Son miles los jóvenes que han levantado su voz y fuerza para luchar contra la corrupción endémica, la fragmentación de la democracia, la creciente criminalidad y la lacerante injusticia social. Levantando banderas inspiradas en el anime “One Piece” como símbolo de rebeldía y libertad, expresan su rechazo a las instituciones y a los partidos políticos tradicionales. En cada pancarta late una misma aspiración: la búsqueda de un cambio real que garantice derechos, libertades y dignidad ciudadana para todos.
No obstante, el mensaje de esta energía política suele desvanecerse en el aire. La generación Z, quizás más crítica y conectada con la realidad política, es también una de las más fragmentadas, precisamente por la falta de un manifiesto, postura o liderazgo común. En las redes sociales, abundan las voces y causas, pero escasean las propuestas concretas.
La reciente marcha del 15 de octubre ejemplifica este escenario. Convivían pancartas que exigían la renuncia del presidente José Jerí y denunciaban la corrupción de la clase política, con otras que demandaban la instalación de una Asamblea Constituyente, el cierre del congreso e incluso, la liberación del ex presidente Castillo. Todas estas causas surgen de una indignación legítima, pero su dispersión temática y de objetivos impide construir una dirección política duradera.

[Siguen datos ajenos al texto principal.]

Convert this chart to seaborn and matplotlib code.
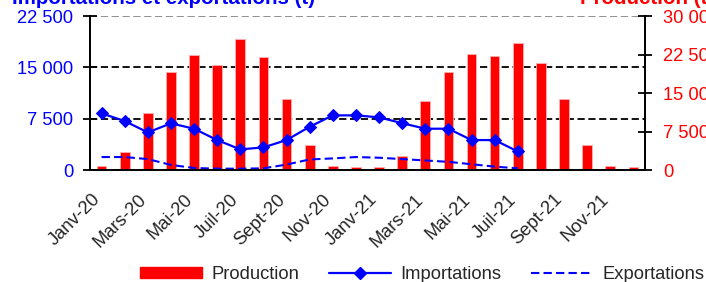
import numpy as np
import pandas as pd
import matplotlib
matplotlib.use('Agg')
import matplotlib.pyplot as plt
import matplotlib.transforms as mtransforms
from matplotlib.ticker import FuncFormatter, FixedLocator, NullFormatter
from matplotlib.lines import Line2D
from matplotlib.patches import Patch
import seaborn as sns

# Data (tonnes), Jan 2020 -> Dec 2021
months = ['Janv-20', 'Févr-20', 'Mars-20', 'Avr-20', 'Mai-20', 'Juin-20',
          'Juil-20', 'Août-20', 'Sept-20', 'Oct-20', 'Nov-20', 'Déc-20',
          'Janv-21', 'Févr-21', 'Mars-21', 'Avr-21', 'Mai-21', 'Juin-21',
          'Juil-21', 'Août-21', 'Sept-21', 'Oct-21', 'Nov-21', 'Déc-21']
production = [800, 3450, 11150, 19050, 22350, 20450, 25600, 21950, 13750, 4850, 850, 500,
              500, 2700, 13450, 19050, 22650, 22250, 24850, 20800, 13750, 4850, 850, 500]
importations = [8280, 7160, 5500, 6820, 6040, 4380, 3020, 3310, 4380, 6330, 7990, 7990,
                7700, 6850, 6040, 6040, 4380, 4380, 2720] + [np.nan] * 5
exportations = [1900, 1900, 1600, 750, 300, 200, 200, 250, 800, 1550, 1700, 1900,
                1800, 1600, 1400, 1200, 850, 500, 250] + [np.nan] * 5

df = pd.DataFrame({'mois': months, 'idx': np.arange(len(months)),
                   'production': production, 'importations': importations,
                   'exportations': exportations})

sns.set_style("white")
plt.rcParams['font.family'] = ['Liberation Sans', 'DejaVu Sans']

BLUE = '#0000FF'
RED = '#FF0000'
FS = 13.2

fig = plt.figure(figsize=(7.06, 2.82), dpi=100)
ax2 = fig.add_axes([0.1275, 0.397, 0.786, 0.546])   # production (right axis)
ax = ax2.twinx()                                     # imports / exports (left axis)
ax.yaxis.tick_left()
ax2.yaxis.tick_right()
ax.set_zorder(ax2.get_zorder() + 1)
ax.patch.set_visible(False)

# gridlines sit behind the bars
for v, c in [(10000, 'black'), (20000, 'black'), (30000, '#888888')]:
    ax2.axhline(v, color=c, lw=1.3, ls=(0, (4, 2)), zorder=0)

sns.barplot(data=df, x='idx', y='production', ax=ax2, color=RED, width=0.42,
            saturation=1, edgecolor='#ffb0b0', linewidth=0.6, zorder=2)
sns.lineplot(data=df, x='idx', y='importations', ax=ax, color=BLUE, lw=1.6,
             marker='D', markersize=6.5, markeredgecolor=BLUE)
sns.lineplot(data=df, x='idx', y='exportations', ax=ax, color=BLUE, lw=1.5,
             linestyle=(0, (4, 2)))

ax.set_ylim(0, 22500)
ax2.set_ylim(0, 30000)
fmt = FuncFormatter(lambda v, p: f'{int(v):,}'.replace(',', ' '))
ax.set_yticks([0, 7500, 15000, 22500])
ax2.set_yticks([0, 7500, 15000, 22500, 30000])
ax.yaxis.set_major_formatter(fmt)
ax2.yaxis.set_major_formatter(fmt)
ax.tick_params(axis='y', colors='black', labelcolor=BLUE, labelsize=FS,
               direction='inout', length=10, width=1.3, pad=7)
ax2.tick_params(axis='y', colors='black', labelcolor=RED, labelsize=FS,
                direction='inout', length=10, width=1.3, pad=8)

# x axis: marks at the category boundaries, month labels every 2 months
ax2.xaxis.set_major_locator(FixedLocator(np.arange(-0.5, 24, 1)))
ax2.xaxis.set_major_formatter(NullFormatter())
ax2.tick_params(axis='x', which='major', direction='inout', length=10, width=1.3)
ax2.set_xlim(-0.5, 23.5)
ax.set_xlim(-0.5, 23.5)

lab_trans = ax2.get_xaxis_transform() + mtransforms.ScaledTranslation(
    -0.04, -0.27, fig.dpi_scale_trans)
for i in range(0, len(months), 2):
    ax2.text(i, 0, months[i], transform=lab_trans, rotation=45,
             rotation_mode='anchor', ha='right', va='center',
             fontsize=FS, clip_on=False)

for a in (ax, ax2):
    a.set_xlabel('')
    a.set_ylabel('')
    for s in a.spines.values():
        s.set_linewidth(1.3)
        s.set_color('black')
    a.spines['top'].set_visible(False)

# titles (mostly cut by the figure edge, as in the source)
fig.text(12 / 706, 1 - 4 / 282, 'Importations et exportations (t)', color=BLUE,
         fontsize=14.8, fontweight='bold', ha='left', va='baseline')
fig.text(580 / 706, 1 - 4 / 282, 'Production (t)', color=RED,
         fontsize=14.8, fontweight='bold', ha='left', va='baseline')

handles = [Patch(facecolor=RED, edgecolor=RED),
           Line2D([], [], color=BLUE, lw=1.6, marker='D', markersize=6.5),
           Line2D([], [], color=BLUE, lw=1.5, ls=(0, (4, 2)))]
fig.legend(handles, ['Production', 'Importations', 'Exportations'],
           loc='lower left', bbox_to_anchor=(131 / 706, -0.036), ncol=3,
           frameon=False, fontsize=13.2, handlelength=3.4, handleheight=0.5,
           columnspacing=1.6, handletextpad=0.5, borderpad=0)

fig.savefig('out.png', dpi=100)
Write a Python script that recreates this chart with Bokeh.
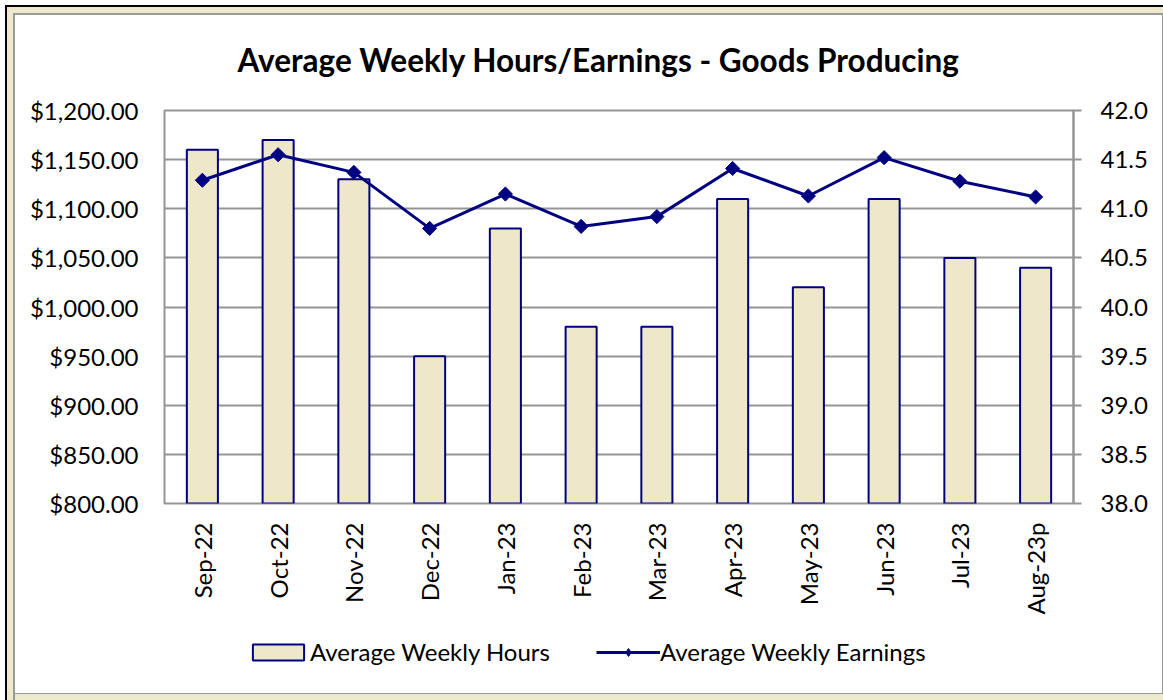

La inconsecuencia no está en la protesta en sí – que es una expresión de insatisfacción y descontento social -, sino en la ausencia de proyecto articulado. Se reclama libertad, pero no se define qué significa. Se rechazan las ideologías, aunque dentro de las movilizaciones operan grupos que sí actúan desde marcos ideológicos y políticos muy marcados. Se exige representación, pero incluso los voceros designados terminan contradiciéndose entre sí.
Y quizás aquí es donde reside el rasgo más visible de la Generación Z: sabe perfectamente lo que no quiere, pero todavía no articula lo que sí desea. No quiere delincuencia, ni corrupción ni privilegios ilícitos, ni políticos que vivan del Estado; pero tampoco sabe qué modelo de país imagina, qué líderes podrían representarles o qué proyecto sería capaz de unir sus causas dispersas. Aunque este punto de partida es completamente válido, honesto y legítimo, corre el riesgo de quedarse en una política de negación, sin trazar una ruta hacia el cambio que tanto se demanda.
La desconfianza de la Generación Z hacia los partidos políticos es comprensible: han crecido atestiguando cómo la clase política peruana traiciona a su pueblo una y otra vez. Pero, transformar un país sin organización es casi imposible. Pretender incorporar las demandas sociales en la agenda pública sin saber con claridad cuáles son, es una ficción. La insatisfacción social puede derribar, pero solo la coherencia y organización colectiva puede construir.